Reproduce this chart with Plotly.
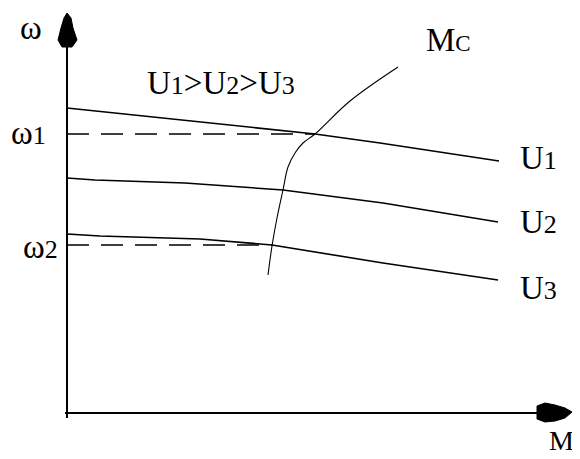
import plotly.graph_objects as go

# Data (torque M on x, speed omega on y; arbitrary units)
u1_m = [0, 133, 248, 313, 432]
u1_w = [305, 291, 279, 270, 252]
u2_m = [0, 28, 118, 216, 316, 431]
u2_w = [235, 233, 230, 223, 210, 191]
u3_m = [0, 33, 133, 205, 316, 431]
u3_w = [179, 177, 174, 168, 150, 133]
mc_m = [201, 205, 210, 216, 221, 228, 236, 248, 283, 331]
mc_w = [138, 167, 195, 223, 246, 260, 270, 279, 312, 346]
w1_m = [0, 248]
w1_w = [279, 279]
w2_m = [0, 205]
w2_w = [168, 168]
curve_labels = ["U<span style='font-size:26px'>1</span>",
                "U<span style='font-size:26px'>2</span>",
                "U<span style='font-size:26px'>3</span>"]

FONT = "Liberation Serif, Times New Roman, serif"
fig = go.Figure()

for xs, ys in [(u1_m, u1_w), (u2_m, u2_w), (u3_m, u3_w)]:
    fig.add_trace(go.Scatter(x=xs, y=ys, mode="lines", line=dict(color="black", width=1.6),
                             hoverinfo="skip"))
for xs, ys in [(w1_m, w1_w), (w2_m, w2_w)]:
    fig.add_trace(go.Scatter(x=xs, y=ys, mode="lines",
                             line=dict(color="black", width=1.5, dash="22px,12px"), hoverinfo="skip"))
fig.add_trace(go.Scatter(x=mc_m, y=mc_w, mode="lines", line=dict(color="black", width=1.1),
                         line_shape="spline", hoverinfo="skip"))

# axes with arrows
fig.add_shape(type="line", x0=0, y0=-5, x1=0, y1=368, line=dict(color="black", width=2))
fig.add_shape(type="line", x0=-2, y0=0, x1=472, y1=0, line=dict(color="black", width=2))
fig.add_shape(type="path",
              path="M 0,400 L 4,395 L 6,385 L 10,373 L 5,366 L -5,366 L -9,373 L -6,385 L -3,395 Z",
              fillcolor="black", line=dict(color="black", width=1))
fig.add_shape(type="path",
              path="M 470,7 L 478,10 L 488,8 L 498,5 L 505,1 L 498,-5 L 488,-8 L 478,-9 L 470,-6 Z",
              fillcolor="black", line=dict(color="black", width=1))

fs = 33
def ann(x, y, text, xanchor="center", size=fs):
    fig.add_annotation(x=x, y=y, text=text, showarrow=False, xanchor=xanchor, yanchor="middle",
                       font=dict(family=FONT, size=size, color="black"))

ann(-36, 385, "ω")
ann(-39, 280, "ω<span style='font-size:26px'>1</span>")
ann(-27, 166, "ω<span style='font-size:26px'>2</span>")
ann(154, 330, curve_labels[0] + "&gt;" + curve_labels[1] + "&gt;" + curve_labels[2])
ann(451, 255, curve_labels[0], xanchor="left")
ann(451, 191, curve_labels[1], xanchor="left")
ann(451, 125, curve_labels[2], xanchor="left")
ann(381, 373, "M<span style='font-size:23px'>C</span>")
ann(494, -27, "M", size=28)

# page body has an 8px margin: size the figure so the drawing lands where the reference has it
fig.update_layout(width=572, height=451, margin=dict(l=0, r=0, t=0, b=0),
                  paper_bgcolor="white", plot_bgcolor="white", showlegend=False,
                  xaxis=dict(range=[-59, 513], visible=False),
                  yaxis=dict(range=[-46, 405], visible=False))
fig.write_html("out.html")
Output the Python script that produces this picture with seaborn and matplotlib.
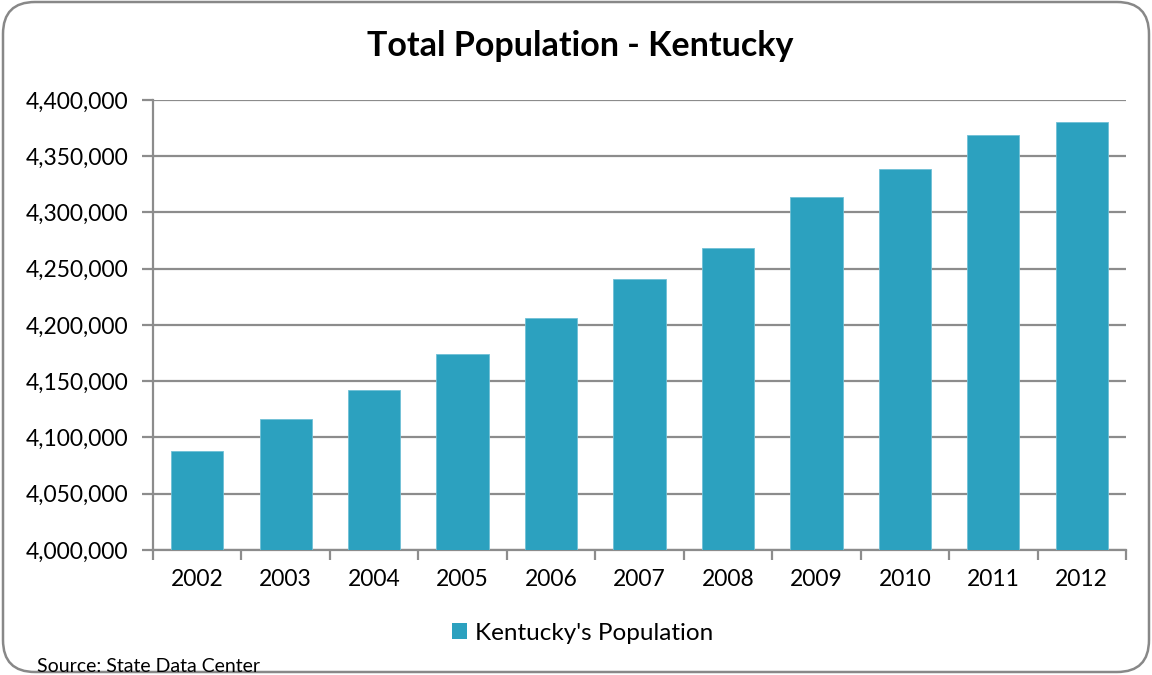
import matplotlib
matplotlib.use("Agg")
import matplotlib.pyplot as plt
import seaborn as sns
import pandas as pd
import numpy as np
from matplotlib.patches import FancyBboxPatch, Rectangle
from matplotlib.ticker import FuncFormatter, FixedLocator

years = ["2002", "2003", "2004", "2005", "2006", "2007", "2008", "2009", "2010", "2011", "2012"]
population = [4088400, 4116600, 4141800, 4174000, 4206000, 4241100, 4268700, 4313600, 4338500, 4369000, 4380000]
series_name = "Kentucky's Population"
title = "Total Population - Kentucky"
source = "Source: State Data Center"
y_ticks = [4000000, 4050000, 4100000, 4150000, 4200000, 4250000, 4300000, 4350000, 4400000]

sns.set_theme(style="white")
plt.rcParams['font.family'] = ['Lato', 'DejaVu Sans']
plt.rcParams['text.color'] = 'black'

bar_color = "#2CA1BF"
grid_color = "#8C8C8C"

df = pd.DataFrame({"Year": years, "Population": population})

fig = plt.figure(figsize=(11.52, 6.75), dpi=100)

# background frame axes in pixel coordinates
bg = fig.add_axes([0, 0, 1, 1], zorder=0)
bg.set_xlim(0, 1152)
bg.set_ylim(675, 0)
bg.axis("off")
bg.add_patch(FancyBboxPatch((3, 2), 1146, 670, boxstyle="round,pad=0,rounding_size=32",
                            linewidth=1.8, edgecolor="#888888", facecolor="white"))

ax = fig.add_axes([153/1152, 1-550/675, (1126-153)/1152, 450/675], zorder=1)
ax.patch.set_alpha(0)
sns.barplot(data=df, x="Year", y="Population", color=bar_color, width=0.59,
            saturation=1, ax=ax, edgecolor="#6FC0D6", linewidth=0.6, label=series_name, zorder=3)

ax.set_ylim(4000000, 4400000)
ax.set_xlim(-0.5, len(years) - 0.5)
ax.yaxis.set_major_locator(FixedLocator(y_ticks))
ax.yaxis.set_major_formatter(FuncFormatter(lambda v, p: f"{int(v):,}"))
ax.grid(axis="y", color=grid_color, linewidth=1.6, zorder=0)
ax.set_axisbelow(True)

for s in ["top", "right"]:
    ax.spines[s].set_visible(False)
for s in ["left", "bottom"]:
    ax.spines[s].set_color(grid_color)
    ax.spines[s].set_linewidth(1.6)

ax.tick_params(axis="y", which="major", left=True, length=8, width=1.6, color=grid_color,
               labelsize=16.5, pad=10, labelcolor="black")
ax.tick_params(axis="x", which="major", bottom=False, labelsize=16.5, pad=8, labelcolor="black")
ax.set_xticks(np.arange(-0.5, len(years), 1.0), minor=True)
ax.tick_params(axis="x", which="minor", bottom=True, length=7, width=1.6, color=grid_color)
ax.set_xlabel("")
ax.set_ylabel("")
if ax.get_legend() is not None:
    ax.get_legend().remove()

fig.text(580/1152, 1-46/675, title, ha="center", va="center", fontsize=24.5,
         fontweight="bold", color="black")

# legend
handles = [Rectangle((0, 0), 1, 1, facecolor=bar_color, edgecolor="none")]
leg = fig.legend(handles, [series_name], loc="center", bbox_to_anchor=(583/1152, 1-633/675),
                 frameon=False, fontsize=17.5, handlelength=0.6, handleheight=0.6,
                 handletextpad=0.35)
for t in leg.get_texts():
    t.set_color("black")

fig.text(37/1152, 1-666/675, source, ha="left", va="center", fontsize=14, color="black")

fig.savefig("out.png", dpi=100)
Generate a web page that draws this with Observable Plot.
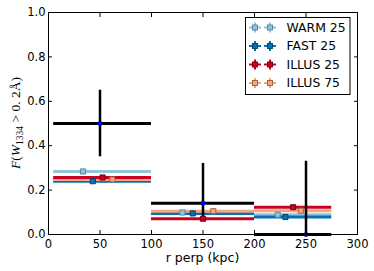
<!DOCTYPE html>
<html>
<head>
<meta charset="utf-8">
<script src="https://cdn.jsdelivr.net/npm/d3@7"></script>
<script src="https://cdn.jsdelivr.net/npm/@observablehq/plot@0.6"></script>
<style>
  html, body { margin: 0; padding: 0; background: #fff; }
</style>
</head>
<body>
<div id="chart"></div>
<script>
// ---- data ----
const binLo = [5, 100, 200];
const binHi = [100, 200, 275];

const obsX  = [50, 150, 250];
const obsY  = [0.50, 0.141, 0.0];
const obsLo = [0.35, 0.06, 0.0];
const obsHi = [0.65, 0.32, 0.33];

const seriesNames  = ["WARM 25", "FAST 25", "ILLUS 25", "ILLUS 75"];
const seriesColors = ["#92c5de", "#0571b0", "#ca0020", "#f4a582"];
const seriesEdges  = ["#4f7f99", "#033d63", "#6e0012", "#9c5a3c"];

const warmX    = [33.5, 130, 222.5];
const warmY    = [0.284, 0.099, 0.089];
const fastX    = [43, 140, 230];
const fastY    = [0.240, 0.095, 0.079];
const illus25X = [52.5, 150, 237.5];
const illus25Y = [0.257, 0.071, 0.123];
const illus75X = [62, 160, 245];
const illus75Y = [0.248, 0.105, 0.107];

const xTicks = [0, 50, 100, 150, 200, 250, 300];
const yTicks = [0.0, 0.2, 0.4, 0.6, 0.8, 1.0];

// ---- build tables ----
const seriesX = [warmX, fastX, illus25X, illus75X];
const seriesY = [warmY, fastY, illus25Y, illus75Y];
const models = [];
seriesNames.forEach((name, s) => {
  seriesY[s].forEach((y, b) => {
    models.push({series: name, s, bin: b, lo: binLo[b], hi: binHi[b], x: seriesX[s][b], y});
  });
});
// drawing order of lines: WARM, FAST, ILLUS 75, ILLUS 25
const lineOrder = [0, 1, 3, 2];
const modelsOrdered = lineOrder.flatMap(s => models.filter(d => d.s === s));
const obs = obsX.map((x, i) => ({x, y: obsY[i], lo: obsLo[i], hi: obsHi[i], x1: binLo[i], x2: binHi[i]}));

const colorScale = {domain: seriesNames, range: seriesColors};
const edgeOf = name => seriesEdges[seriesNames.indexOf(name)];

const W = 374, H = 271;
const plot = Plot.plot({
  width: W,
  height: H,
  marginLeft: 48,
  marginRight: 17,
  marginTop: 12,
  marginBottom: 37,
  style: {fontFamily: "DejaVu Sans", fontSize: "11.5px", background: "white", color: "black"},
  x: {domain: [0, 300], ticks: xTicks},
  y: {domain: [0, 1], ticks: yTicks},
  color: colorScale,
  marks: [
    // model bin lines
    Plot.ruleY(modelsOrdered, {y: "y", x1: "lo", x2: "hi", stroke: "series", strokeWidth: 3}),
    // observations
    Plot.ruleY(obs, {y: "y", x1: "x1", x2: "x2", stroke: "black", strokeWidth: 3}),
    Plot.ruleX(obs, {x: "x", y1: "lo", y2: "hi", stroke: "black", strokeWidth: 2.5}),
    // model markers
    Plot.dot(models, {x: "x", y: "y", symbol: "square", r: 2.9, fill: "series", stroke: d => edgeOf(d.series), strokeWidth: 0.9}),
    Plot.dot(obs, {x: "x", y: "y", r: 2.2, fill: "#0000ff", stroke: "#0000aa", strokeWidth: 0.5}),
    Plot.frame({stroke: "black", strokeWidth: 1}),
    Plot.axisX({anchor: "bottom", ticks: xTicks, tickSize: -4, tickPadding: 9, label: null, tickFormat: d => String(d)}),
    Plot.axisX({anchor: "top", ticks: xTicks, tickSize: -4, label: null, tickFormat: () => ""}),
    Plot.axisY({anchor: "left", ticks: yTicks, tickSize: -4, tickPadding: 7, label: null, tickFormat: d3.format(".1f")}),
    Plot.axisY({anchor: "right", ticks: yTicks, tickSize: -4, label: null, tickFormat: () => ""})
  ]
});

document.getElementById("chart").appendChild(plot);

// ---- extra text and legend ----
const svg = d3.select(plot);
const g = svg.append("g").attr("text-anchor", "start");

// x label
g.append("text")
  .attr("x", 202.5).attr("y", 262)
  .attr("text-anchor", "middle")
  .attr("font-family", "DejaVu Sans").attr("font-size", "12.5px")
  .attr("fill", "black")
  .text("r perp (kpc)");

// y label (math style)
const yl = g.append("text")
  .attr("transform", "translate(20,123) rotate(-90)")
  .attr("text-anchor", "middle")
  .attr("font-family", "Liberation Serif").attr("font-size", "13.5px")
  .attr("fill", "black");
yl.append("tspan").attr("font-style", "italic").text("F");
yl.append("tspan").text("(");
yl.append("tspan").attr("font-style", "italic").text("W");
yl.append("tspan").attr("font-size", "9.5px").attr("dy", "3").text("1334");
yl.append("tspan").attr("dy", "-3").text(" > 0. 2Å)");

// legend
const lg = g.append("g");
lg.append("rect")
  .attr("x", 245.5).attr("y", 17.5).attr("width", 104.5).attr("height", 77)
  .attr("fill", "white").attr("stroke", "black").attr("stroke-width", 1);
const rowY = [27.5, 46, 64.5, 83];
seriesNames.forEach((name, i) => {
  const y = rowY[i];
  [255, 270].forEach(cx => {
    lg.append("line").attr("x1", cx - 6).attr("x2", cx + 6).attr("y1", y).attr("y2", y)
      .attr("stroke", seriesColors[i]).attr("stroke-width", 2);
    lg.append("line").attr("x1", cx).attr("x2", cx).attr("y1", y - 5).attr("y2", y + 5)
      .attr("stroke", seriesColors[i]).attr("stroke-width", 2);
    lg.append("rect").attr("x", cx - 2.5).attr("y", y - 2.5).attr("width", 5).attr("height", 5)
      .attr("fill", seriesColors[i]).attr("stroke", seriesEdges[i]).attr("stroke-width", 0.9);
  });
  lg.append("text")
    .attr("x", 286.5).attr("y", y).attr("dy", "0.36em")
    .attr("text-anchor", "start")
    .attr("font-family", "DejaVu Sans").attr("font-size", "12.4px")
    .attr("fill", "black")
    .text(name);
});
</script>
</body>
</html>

:::

▶ _WHAT IS ASKED_
Word for word, repeat the lines above from the one with "Output the Python" through the one with "from matplotlib.ticker import", and nothing beyond them. Omit the pictures.

▶ _PROBLEM SOLUTION_
Output the Python script that produces this picture with seaborn and matplotlib.
import matplotlib
matplotlib.use("Agg")
import matplotlib.pyplot as plt
import seaborn as sns
import pandas as pd
import numpy as np
from matplotlib.patches import FancyBboxPatch, Rectangle
from matplotlib.ticker import FuncFormatter, FixedLocator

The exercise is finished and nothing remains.